++++ AVAILABLE DATA

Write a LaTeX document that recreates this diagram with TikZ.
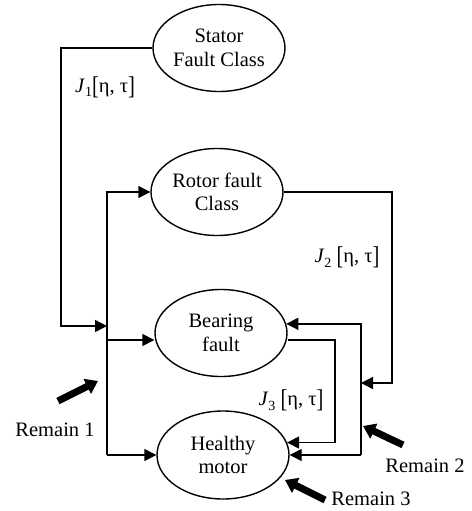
\documentclass[tikz,border=0pt]{standalone}
\usepackage{fontspec}
\usepackage{graphicx}
\setmainfont{Liberation Serif}
\usetikzlibrary{shapes.geometric,arrows.meta}

% J_i[eta, tau] label with tall brackets
\newcommand{\jlab}[2]{\textit{J}\raisebox{-0.45ex}{\fontsize{14}{14}\selectfont #1}#2\raisebox{-0.15ex}{\scalebox{1}[1.25]{[}}η, τ\raisebox{-0.15ex}{\scalebox{1}[1.25]{]}}}

\begin{document}
\begin{tikzpicture}[x=1pt,y=-1pt,
  every node/.style={font=\fontsize{20.5}{23.5}\selectfont},
  faultclass/.style={ellipse,draw,line width=1.4pt,minimum width=132pt,minimum height=87pt,inner sep=0pt,align=center},
  link/.style={line width=1.4pt},
  tip/.style={link,-{Triangle[length=12pt,width=12pt]}},
  remain/.style={line width=7pt,-{Triangle[length=12pt,width=16pt]}},
  lbl/.style={inner sep=0pt}]
\useasboundingbox (0,0) rectangle (471,511);

% fault classes
\node[faultclass] (stator)  at (219,48)  {Stator\\Fault Class};
\node[faultclass] (rotor)   at (217,192) {Rotor fault\\Class};
\node[faultclass] (bearing) at (221,333) {Bearing\\fault};
\node[faultclass,minimum height=88pt] (healthy) at (223,455) {Healthy\\motor};

% bus lines and junctions
\coordinate (lb) at (107,0);
\coordinate (rb) at (361,0);
\coordinate (jb) at (335,0);
\coordinate (j1) at (107,326);
\coordinate (j2) at (361,383);
\coordinate (bearin) at ([yshift=-7pt]bearing.west);
\coordinate (bearout) at ([yshift=-7pt]bearing.east);

% left side: stator feedback and distribution bus
\draw[tip] (stator.west) -| (61,326) -- (j1);
\draw[tip] (lb |- healthy.west) |- (rotor.west);
\draw[tip] (lb |- bearin) -- (bearin);
\draw[tip] (lb |- healthy.west) -- (healthy.west);

% right side: rotor feedback and second bus
\draw[tip] (rotor.east) -| (392,383) -- (j2);
\draw[tip] (rb |- healthy.east) |- (bearing.8);
\draw[tip] (rb |- healthy.east) -- (healthy.east);

% bearing feedback to healthy motor
\draw[tip] (bearout) -| (jb |- healthy.11) -- (healthy.11);

% transition labels
\node[lbl] (l1) at (105,87)  {\jlab{1}{}};
\node[lbl] (l2) at (347,257) {\jlab{2}{ }};
\node[lbl] (l3) at (291,400) {\jlab{3}{ }};

% remaining-class inputs
\node[lbl] (r1) at (55,430)  {Remain 1};
\node[lbl] (r2) at (425,466) {Remain 2};
\node[lbl] (r3) at (371,499) {Remain 3};
\coordinate (a1s) at (58,401);  \coordinate (a1e) at (98,381);
\coordinate (a2s) at (403,445); \coordinate (a2e) at (363,426);
\coordinate (a3s) at (325,500); \coordinate (a3e) at (285,480);
\draw[remain] (a1s) -- (a1e);
\draw[remain] (a2s) -- (a2e);
\draw[remain] (a3s) -- (a3e);
\end{tikzpicture}
\end{document}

++++++++

WHAT YOU NEED TO DO →
Give the data above again in full and unchanged, skipping the pictures.

SOLUTION TO THE EXERCISE →
Write a LaTeX document that recreates this diagram with TikZ.
\documentclass[tikz,border=0pt]{standalone}
\usepackage{fontspec}
\usepackage{graphicx}
\setmainfont{Liberation Serif}
\usetikzlibrary{shapes.geometric,arrows.meta}

% J_i[eta, tau] label with tall brackets
\newcommand{\jlab}[2]{\textit{J}\raisebox{-0.45ex}{\fontsize{14}{14}\selectfont #1}#2\raisebox{-0.15ex}{\scalebox{1}[1.25]{[}}η, τ\raisebox{-0.15ex}{\scalebox{1}[1.25]{]}}}

\begin{document}
\begin{tikzpicture}[x=1pt,y=-1pt,
  every node/.style={font=\fontsize{20.5}{23.5}\selectfont},
  faultclass/.style={ellipse,draw,line width=1.4pt,minimum width=132pt,minimum height=87pt,inner sep=0pt,align=center},
  link/.style={line width=1.4pt},
  tip/.style={link,-{Triangle[length=12pt,width=12pt]}},
  remain/.style={line width=7pt,-{Triangle[length=12pt,width=16pt]}},
  lbl/.style={inner sep=0pt}]
\useasboundingbox (0,0) rectangle (471,511);

% fault classes
\node[faultclass] (stator)  at (219,48)  {Stator\\Fault Class};
\node[faultclass] (rotor)   at (217,192) {Rotor fault\\Class};
\node[faultclass] (bearing) at (221,333) {Bearing\\fault};
\node[faultclass,minimum height=88pt] (healthy) at (223,455) {Healthy\\motor};

% bus lines and junctions
\coordinate (lb) at (107,0);
\coordinate (rb) at (361,0);
\coordinate (jb) at (335,0);
\coordinate (j1) at (107,326);
\coordinate (j2) at (361,383);
\coordinate (bearin) at ([yshift=-7pt]bearing.west);
\coordinate (bearout) at ([yshift=-7pt]bearing.east);

% left side: stator feedback and distribution bus
\draw[tip] (stator.west) -| (61,326) -- (j1);
\draw[tip] (lb |- healthy.west) |- (rotor.west);
\draw[tip] (lb |- bearin) -- (bearin);
\draw[tip] (lb |- healthy.west) -- (healthy.west);

% right side: rotor feedback and second bus
\draw[tip] (rotor.east) -| (392,383) -- (j2);
\draw[tip] (rb |- healthy.east) |- (bearing.8);
\draw[tip] (rb |- healthy.east) -- (healthy.east);

% bearing feedback to healthy motor
\draw[tip] (bearout) -| (jb |- healthy.11) -- (healthy.11);

% transition labels
\node[lbl] (l1) at (105,87)  {\jlab{1}{}};
\node[lbl] (l2) at (347,257) {\jlab{2}{ }};
\node[lbl] (l3) at (291,400) {\jlab{3}{ }};

% remaining-class inputs
\node[lbl] (r1) at (55,430)  {Remain 1};
\node[lbl] (r2) at (425,466) {Remain 2};
\node[lbl] (r3) at (371,499) {Remain 3};
\coordinate (a1s) at (58,401);  \coordinate (a1e) at (98,381);
\coordinate (a2s) at (403,445); \coordinate (a2e) at (363,426);
\coordinate (a3s) at (325,500); \coordinate (a3e) at (285,480);
\draw[remain] (a1s) -- (a1e);
\draw[remain] (a2s) -- (a2e);
\draw[remain] (a3s) -- (a3e);
\end{tikzpicture}
\end{document}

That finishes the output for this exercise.